Who is favored to win the Democratic nomination? The presidency?
Here’s my ridiculously unsubstantiated prediction: Michael Bloomberg.
Crazier things have happened. The previous front runner, not exactly an
inspiration to the multitudes, has slipped a notch on fears that he
can’t win. Meanwhile, a self-described socialist can’t win either.
Bloomberg is now showing up as number 3 in the nomination betting
polls, after Biden and Bernie, and number 4 in the general election. The
odds don’t favor Bloomberg but they didn’t favor Donald Trump either.
There’s plenty of reason to believe that betting odds are more
reliable than regular polls. The opinions that count have real money
behind them. That means that the participants have the incentive to cull
all available information and make the best-possible guess.

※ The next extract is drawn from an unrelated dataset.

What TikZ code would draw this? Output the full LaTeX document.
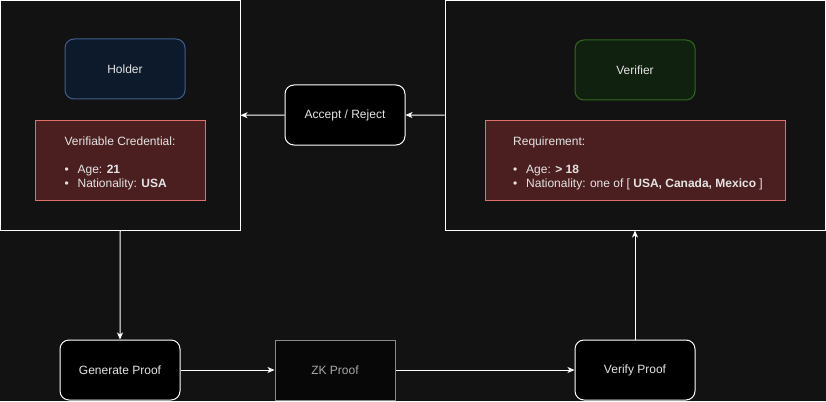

It’s true that betting missed the rise of Trump but not as much as
survey polling. If we’ve learned anything in the last four years it’s
that anything can happen in these last days of the failure of the
social-democratic project in which only one person in ten trusts
Four years ago, Neither the polls nor the betting odds had a clue
about what would happen Election Night. For that matter, hardly anyone
believed that Donald Trump could even win the nomination, until his
opponents began to drop like flies.
If Bloomberg takes the nomination, there would be something
absolutely delicious about it. It would mean, for example, that all the
hoopla about television time dedicated to these Democratic debates would
have proven to be completely pointless. Bloomberg never qualified for
them and so didn’t participate in them. He is thereby unscathed by the
absurdities that have come with them, including the mainstreaming of
preposterous ideas of abolishing banning private health insurance,
confiscating guns, and banning fracking.
The whole nomination process has been a comedy of errors, and all
rooted in a single fallacy that government should be cleaned up of the
influence of money and personal ambition, and elections along with them.
In this view, politics and the state it creates must be pure – meaning
untainted by capitalistic money – to do great public good!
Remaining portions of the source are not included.